L'arte controcorrente di Dario Passi

Michele Masneri

Dall’architettura alla pittura. Fino al 21 ottobre al Maxxi di Roma ci sarà “Forma urbis”

Rimarrà aperta fino al 21 ottobre al Maxxi di Roma una piccola mostra, “Forma urbis”, di Dario Passi, architetto e pittore scomparso a febbraio di cui il Museo nazionale delle arti ha acquisito alcune opere. Di norma è dalla pittura che si giunge all'architettura, senza scomodare i maestri del Rinascimento si pensa a Jacques Herzog o Adolfo Natalini.
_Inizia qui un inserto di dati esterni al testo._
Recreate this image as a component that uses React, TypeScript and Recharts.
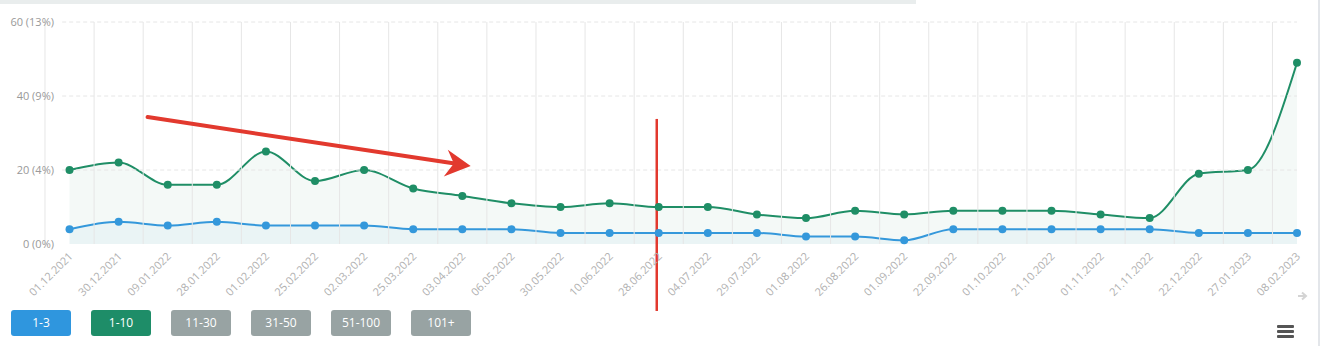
import React from "react";
import { Area, ComposedChart, ReferenceLine, XAxis, YAxis } from "recharts";

const dates = [
  "01.12.2021", "30.12.2021", "09.01.2022", "28.01.2022", "01.02.2022", "25.02.2022",
  "02.03.2022", "25.03.2022", "03.04.2022", "06.05.2022", "30.05.2022", "10.06.2022",
  "28.06.2022", "04.07.2022", "29.07.2022", "01.08.2022", "26.08.2022", "01.09.2022",
  "22.09.2022", "01.10.2022", "21.10.2022", "01.11.2022", "21.11.2022", "22.12.2022",
  "27.01.2023", "08.02.2023",
];
const top3 = [4, 6, 5, 6, 5, 5, 5, 4, 4, 4, 3, 3, 3, 3, 3, 2, 2, 1, 4, 4, 4, 4, 4, 3, 3, 3];
const top10 = [20, 22, 16, 16, 25, 17, 20, 15, 13, 11, 10, 11, 10, 10, 8, 7, 9, 8, 9, 9, 9, 8, 7, 19, 20, 49];
const yTicks = [0, 20, 40, 60];
const yTickLabels = ["0 (0%)", "20 (4%)", "40 (9%)", "60 (13%)"];
const legendItems = ["1-3", "1-10", "11-30", "31-50", "51-100", "101+"];
const legendColors = ["#2f96de", "#1e8d68", "#98a3a3", "#98a3a3", "#98a3a3", "#98a3a3"];

// annotation drawn on top of the screenshot (in data units)
const arrowFrom = { x: 1.59, y: 34.3 };
const arrowTo = { x: 8.17, y: 21.1 };
const markerX = 11.96;
const markerRange = [33.8, -18.1];

const BLUE = "#3498db";
const GREEN = "#1f8e66";
const RED = "#e2392e";

const data = dates.map((d, i) => ({ i, date: d, top3: top3[i], top10: top10[i] }));

const XTick = ({ x, y, payload }: any) => (
  <g transform={`translate(${x + 4},${y + 5})`}>
    <text textAnchor="end" transform="rotate(-45)" fontSize={11} fill="#b0b0b0">
      {dates[payload.value]}
    </text>
  </g>
);

const YTick = ({ x, y, payload }: any) => (
  <text x={x + 10} y={y} dy={4} textAnchor="end" fontSize={11} fill="#999">
    {yTickLabels[yTicks.indexOf(payload.value)]}
  </text>
);

const ArrowShape = (p: any) => {
  const { x1, y1, x2, y2 } = p;
  const len = Math.hypot(x2 - x1, y2 - y1);
  const ux = (x2 - x1) / len;
  const uy = (y2 - y1) / len;
  const nx = -uy;
  const ny = ux;
  const pt = (a: number, b: number) => `${x2 + ux * a + nx * b},${y2 + uy * a + ny * b}`;
  return (
    <g>
      <line x1={x1} y1={y1} x2={x2 - ux * 16} y2={y2 - uy * 16} stroke={RED} strokeWidth={4} strokeLinecap="round" />
      <polygon points={[pt(0, 0), pt(-25, -12.5), pt(-17, 0), pt(-25, 14.5)].join(" ")} fill={RED} />
    </g>
  );
};

export default function App() {
  return (
    <div
      style={{
        position: "absolute",
        left: 0,
        top: 0,
        width: 1323,
        height: 346,
        background: "#fff",
        fontFamily: "'Open Sans', sans-serif",
        overflow: "hidden",
      }}
    >
      <div style={{ position: "absolute", left: 0, top: 0, width: 916, height: 4, background: "#e9eded" }} />
      <div style={{ position: "absolute", left: 1318, top: 0, width: 2, height: 346, background: "#e3e6ea" }} />
      <ComposedChart width={1323} height={346} data={data} margin={{ top: 22, right: 26, left: 0, bottom: 40 }}>
        <XAxis
          dataKey="i"
          type="number"
          domain={[-0.52, 25]}
          ticks={dates.map((_, i) => i)}
          interval={0}
          axisLine={false}
          tickLine={false}
          height={62}
          tick={<XTick />}
        />
        <YAxis
          type="number"
          domain={[0, 60]}
          ticks={yTicks}
          width={44}
          axisLine={false}
          tickLine={false}
          tickSize={0}
          tickMargin={0}
          tick={<YTick />}
        />
        {dates.map((_, k) => (
          <ReferenceLine key={`v${k}`} x={k - 0.5} stroke="#e6e6e6" strokeWidth={1} />
        ))}
        {yTicks.slice(1).map((v) => (
          <ReferenceLine
            key={`h${v}`}
            segment={[{ x: -0.15, y: v }, { x: 25, y: v }]}
            stroke="#e6e6e6"
            strokeDasharray="4 3"
          />
        ))}
        <Area
          type="monotone"
          dataKey="top10"
          stroke={GREEN}
          strokeWidth={2}
          fill={GREEN}
          fillOpacity={0.05}
          dot={{ r: 4, fill: GREEN, fillOpacity: 1, stroke: "none", strokeWidth: 0 }}
          activeDot={false}
          isAnimationActive={false}
        />
        <Area
          type="monotone"
          dataKey="top3"
          stroke={BLUE}
          strokeWidth={2}
          fill={BLUE}
          fillOpacity={0.05}
          dot={{ r: 4, fill: BLUE, fillOpacity: 1, stroke: "none", strokeWidth: 0 }}
          activeDot={false}
          isAnimationActive={false}
        />
        <ReferenceLine
          segment={[{ x: markerX, y: markerRange[0] }, { x: markerX, y: markerRange[1] }]}
          stroke={RED}
          strokeWidth={2.5}
          ifOverflow="visible"
        />
        <ReferenceLine segment={[arrowFrom, arrowTo]} ifOverflow="visible" shape={ArrowShape} />
      </ComposedChart>
      {legendItems.map((label, k) => (
        <div
          key={label}
          style={{
            position: "absolute",
            left: 11 + k * 80,
            top: 310,
            width: 60,
            height: 26,
            borderRadius: 3,
            background: legendColors[k],
            color: "#fff",
            fontSize: 12,
            lineHeight: "26px",
            textAlign: "center",
          }}
        >
          {label}
        </div>
      ))}
      <svg style={{ position: "absolute", left: 1297, top: 291 }} width={12} height={10}>
        <path d="M1 5 H8 M5 1.5 L9 5 L5 8.5" stroke="#d4d4d4" strokeWidth={2} fill="none" />
      </svg>
      <div style={{ position: "absolute", left: 1277, top: 325, width: 17 }}>
        {[0, 1, 2].map((k) => (
          <div key={k} style={{ height: 2.5, background: "#555", borderRadius: 1, marginBottom: 2.5 }} />
        ))}
      </div>
    </div>
  );
}
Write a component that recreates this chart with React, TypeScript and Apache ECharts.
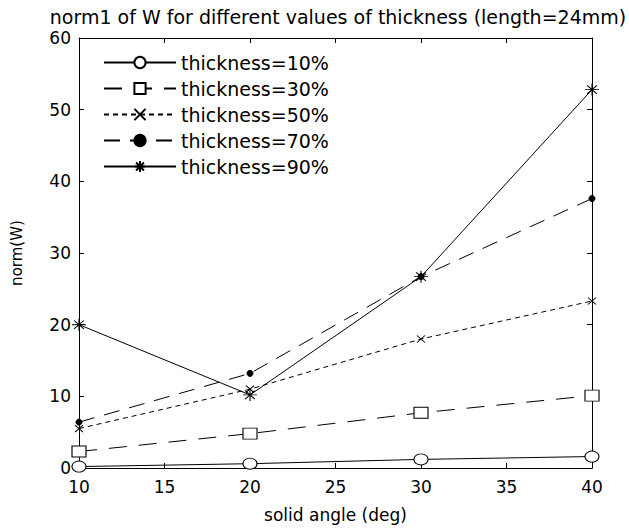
import React, { useEffect, useRef } from "react";
import * as echarts from "echarts";

const angles = [10, 20, 30, 40];
const t10 = [0.2, 0.6, 1.2, 1.6];
const t30 = [2.3, 4.8, 7.7, 10.1];
const t50 = [5.5, 11.0, 18.0, 23.3];
const t70 = [6.4, 13.2, 26.7, 37.6];
const t90 = [20.0, 10.2, 26.7, 52.8];
const seriesNames = [
  "thickness=10%",
  "thickness=30%",
  "thickness=50%",
  "thickness=70%",
  "thickness=90%",
];

const FONT = "DejaVu Sans";
const XMARK = "path://M0,0L10,10M10,0L0,10";
const STAR = "path://M5,0L5,10M0,5L10,5M1.5,1.5L8.5,8.5M1.5,8.5L8.5,1.5";

export default function App() {
  const ref = useRef<HTMLDivElement>(null);
  useEffect(() => {
    if (!ref.current) return;
    const chart = echarts.init(ref.current, undefined, { renderer: "svg" });
    const pairs = (vals: number[]) => angles.map((a, i) => [a, vals[i]]);
    const base = (name: string, vals: number[], dash: any, symbol: string, size: any, fill: string) => ({
      name,
      type: "line",
      data: pairs(vals),
      symbol,
      symbolSize: size,
      symbolKeepAspect: false,
      lineStyle: { color: "#000", width: 1, type: dash },
      itemStyle: { color: fill, borderColor: "#000", borderWidth: 1 },
      emphasis: { disabled: true },
      z: 3,
    });
    const axisCommon = {
      axisLine: { show: true, onZero: false, lineStyle: { color: "#000", width: 1 } },
      axisTick: { show: true, inside: true, length: 5, lineStyle: { color: "#000" } },
      splitLine: { show: false },
    };
    chart.setOption({
      animation: false,
      backgroundColor: "#fff",
      title: {
        text: "norm1 of W for different values of thickness (length=24mm)",
        left: 333,
        textAlign: "center",
        top: 2,
        textStyle: { fontFamily: FONT, fontSize: 19, fontWeight: "normal", color: "#000" },
      },
      grid: { left: 79, right: 37, top: 38, bottom: 46, containLabel: false },
      legend: {
        orient: "vertical",
        left: 103,
        top: 53,
        itemWidth: 72,
        itemHeight: 14,
        itemGap: 7,
        padding: 0,
        textStyle: { fontFamily: FONT, fontSize: 19, color: "#000" },
        data: seriesNames,
      },
      xAxis: [
        {
          type: "value",
          min: 10,
          max: 40,
          interval: 5,
          name: "solid angle (deg)",
          nameLocation: "middle",
          nameGap: 38,
          nameTextStyle: { fontFamily: FONT, fontSize: 17, color: "#000" },
          axisLabel: { fontFamily: FONT, fontSize: 17, color: "#000", margin: 10 },
          ...axisCommon,
        },
        {
          type: "value",
          position: "top",
          min: 10,
          max: 40,
          interval: 5,
          axisLabel: { show: false },
          ...axisCommon,
        },
      ],
      yAxis: [
        {
          type: "value",
          min: 0,
          max: 60,
          interval: 10,
          name: "norm(W)",
          nameLocation: "middle",
          nameGap: 55,
          nameRotate: 90,
          nameTextStyle: { fontFamily: FONT, fontSize: 15, color: "#000" },
          axisLabel: { fontFamily: FONT, fontSize: 17, color: "#000", margin: 8 },
          ...axisCommon,
        },
        {
          type: "value",
          position: "right",
          min: 0,
          max: 60,
          interval: 10,
          axisLabel: { show: false },
          ...axisCommon,
        },
      ],
      series: [
        base(seriesNames[0], t10, "solid", "circle", [14, 11], "#fff"),
        base(seriesNames[1], t30, [18, 12], "rect", [14, 11], "#fff"),
        base(seriesNames[2], t50, [5, 4], XMARK, [8, 7], "transparent"),
        base(seriesNames[3], t70, [16, 10], "circle", 6, "#000"),
        base(seriesNames[4], t90, "solid", STAR, [14, 12], "transparent"),
      ],
    });
    return () => chart.dispose();
  }, []);
  return <div ref={ref} style={{ width: 629, height: 528, position: "absolute", left: 0, top: 0 }} />;
}
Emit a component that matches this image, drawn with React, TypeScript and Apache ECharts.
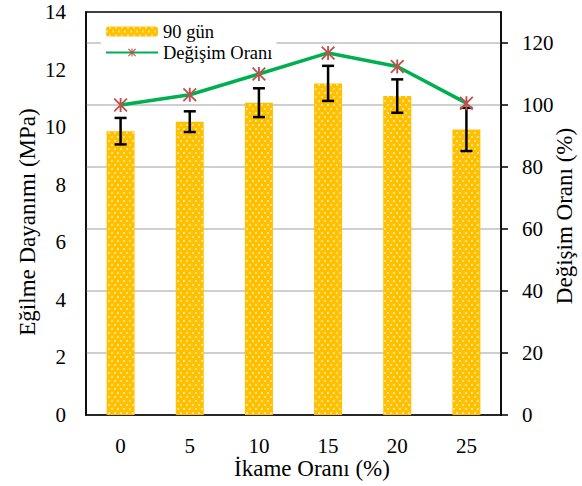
import { useEffect, useRef } from 'react';
import * as echarts from 'echarts';

const categories = ['0', '5', '10', '15', '20', '25'];
const strength = [9.86, 10.19, 10.85, 11.52, 11.08, 9.92];
const strengthSd = [0.46, 0.36, 0.5, 0.61, 0.58, 0.75];
const changeRatio = [100, 103.3, 110, 116.8, 112.4, 100.6];
const rightTicks = [0, 20, 40, 60, 80, 100, 120];

const barName = '90 gün';
const lineName = 'Değişim Oranı';
const xTitle = 'İkame Oranı (%)';
const leftTitle = 'Eğilme Dayanımı (MPa)';
const rightTitle = 'Değişim Oranı (%)';

const FONT = 'Liberation Serif';
const asterisk =
  'path://M5.2,0L6.8,0L6.8,12L5.2,12Z M0,1.1L1.1,0L12,10.9L10.9,12Z M10.9,0L12,1.1L1.1,12L0,10.9Z';

export default function App() {
  const ref = useRef<HTMLDivElement>(null);
  useEffect(() => {
    if (!ref.current) return;
    const chart = echarts.init(ref.current, null, { renderer: 'svg' });
    const errData = strength.map((v, i) => [i, v - strengthSd[i], v + strengthSd[i]]);
    const lbl = { color: '#000', fontSize: 21, fontFamily: FONT };
    chart.setOption({
      animation: false,
      textStyle: { fontFamily: FONT },
      grid: {
        left: 86,
        right: 81,
        top: 12,
        bottom: 71,
        show: true,
        borderColor: '#000',
        borderWidth: 1.5,
        backgroundColor: 'transparent',
      },
      legend: {
        left: 101,
        top: 20,
        orient: 'vertical',
        itemWidth: 52,
        itemHeight: 10,
        itemGap: 2,
        padding: [2, 4, 2, 4],
        backgroundColor: '#fff',
        textStyle: { fontFamily: FONT, fontSize: 18.5, color: '#000' },
        data: [barName, lineName],
      },
      xAxis: {
        type: 'category',
        data: categories,
        axisLine: { lineStyle: { color: '#000', width: 1.5 } },
        axisTick: { show: false },
        axisLabel: { ...lbl, margin: 20 },
      },
      yAxis: [
        {
          type: 'value',
          min: 0,
          max: 14,
          interval: 2,
          axisLine: { show: true, lineStyle: { color: '#000', width: 1.5 } },
          axisTick: { show: false },
          splitLine: { show: false },
          axisLabel: { ...lbl, margin: 20 },
        },
        {
          type: 'value',
          min: 0,
          max: 130,
          interval: 20,
          position: 'right',
          axisLine: { show: true, lineStyle: { color: '#000', width: 1.5 } },
          axisTick: {
            show: true,
            length: 7,
            lineStyle: { color: '#000', width: 1.5 },
            customValues: rightTicks,
          },
          splitLine: { show: true, lineStyle: { color: '#bfbfbf', width: 1.5 } },
          axisLabel: { ...lbl, margin: 21, customValues: rightTicks },
        },
      ],
      graphic: [
        {
          type: 'text',
          x: 312,
          y: 468,
          style: { text: xTitle, fontSize: 23, fontFamily: FONT, fill: '#000', align: 'center', verticalAlign: 'middle' },
        },
        {
          type: 'text',
          x: 27,
          y: 222,
          rotation: Math.PI / 2,
          style: { text: leftTitle, fontSize: 23, fontFamily: FONT, fill: '#000', align: 'center', verticalAlign: 'middle' },
        },
        {
          type: 'text',
          x: 564,
          y: 216,
          rotation: Math.PI / 2,
          style: { text: rightTitle, fontSize: 23, fontFamily: FONT, fill: '#000', align: 'center', verticalAlign: 'middle' },
        },
      ],
      series: [
        {
          name: barName,
          type: 'bar',
          data: strength,
          barWidth: 28,
          itemStyle: {
            color: '#FFC000',
            decal: {
              symbol: 'rect',
              symbolSize: 0.8,
              color: 'rgba(255,255,255,0.85)',
              dashArrayX: [[2, 4], [0, 3, 2, 1]],
              dashArrayY: [2, 1.5],
            },
          },
          z: 2,
        },
        {
          name: 'err',
          type: 'custom',
          data: errData,
          z: 3,
          renderItem: (params: any, api: any) => {
            const x = api.value(0);
            const lo = api.coord([x, api.value(1)]);
            const hi = api.coord([x, api.value(2)]);
            const hw = 6;
            const st = { stroke: '#000', lineWidth: 2.5 };
            return {
              type: 'group',
              children: [
                { type: 'line', shape: { x1: lo[0], y1: lo[1], x2: hi[0], y2: hi[1] }, style: st },
                { type: 'line', shape: { x1: lo[0] - hw, y1: lo[1], x2: lo[0] + hw, y2: lo[1] }, style: st },
                { type: 'line', shape: { x1: hi[0] - hw, y1: hi[1], x2: hi[0] + hw, y2: hi[1] }, style: st },
              ],
            };
          },
        },
        {
          name: lineName,
          type: 'line',
          yAxisIndex: 1,
          data: changeRatio,
          symbol: asterisk,
          symbolSize: 14,
          showAllSymbol: true,
          itemStyle: { color: '#C0504D' },
          lineStyle: { color: '#00B050', width: 3.5 },
          z: 4,
        },
      ],
    });
    return () => chart.dispose();
  }, []);
  return (
    <div
      ref={ref}
      style={{ position: 'fixed', left: 0, top: 0, width: 582, height: 486, background: '#fff' }}
    />
  );
}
Dario Passi ha imboccato il percorso inverso e dunque controcorrente, ma per davvero, non solo a parole (peraltro doppiamente visto che è stato fra i pochissimi seguaci romani, da architetto, di Aldo Rossi). Passi parla del progetto di architettura e della sua rappresentazione come due stanze, due ambienti contigui, uniti su uno spigolo, una “sottile membrana” di “duchampiana concezione”. Il realismo di derivazione milanese l’ha portato a raffigurare e talvolta a lavorare nelle parti della città meno centrali, Tuscolano, Casilino, Quadraro, la Roma naturalmente “pasoliniana” e industriale dei grandi casamenti periferici e dei campi sterrati, degli scheletri cementizi e dei grandi acquedotti, cercando più le ripetizioni che le differenze, proprio come Arduino Cantafora e Massimo Scolari. Non a caso le sue immagini di città sono state esposte anche alla mostra sulla Tendenza, il movimento dei seguaci rossiani, al Centre Pompidou nel 2012. Fatale però fu la mostra organizzata nel 1982 da Francesco Moschini per la serie "duetto" dove si accostavano un architetto e un pittore, e Passi trovò Enzo Cucchi nel momento di massimo fulgore della Transavanguardia: da lì in poi Passi si dedicherà sempre più alla pittura, ma precisando che “quel particolare rapporto con la pittura non significa altro che riportare il progetto e l’architettura a un fatto visivo, a un fatto sostanzialmente formale”.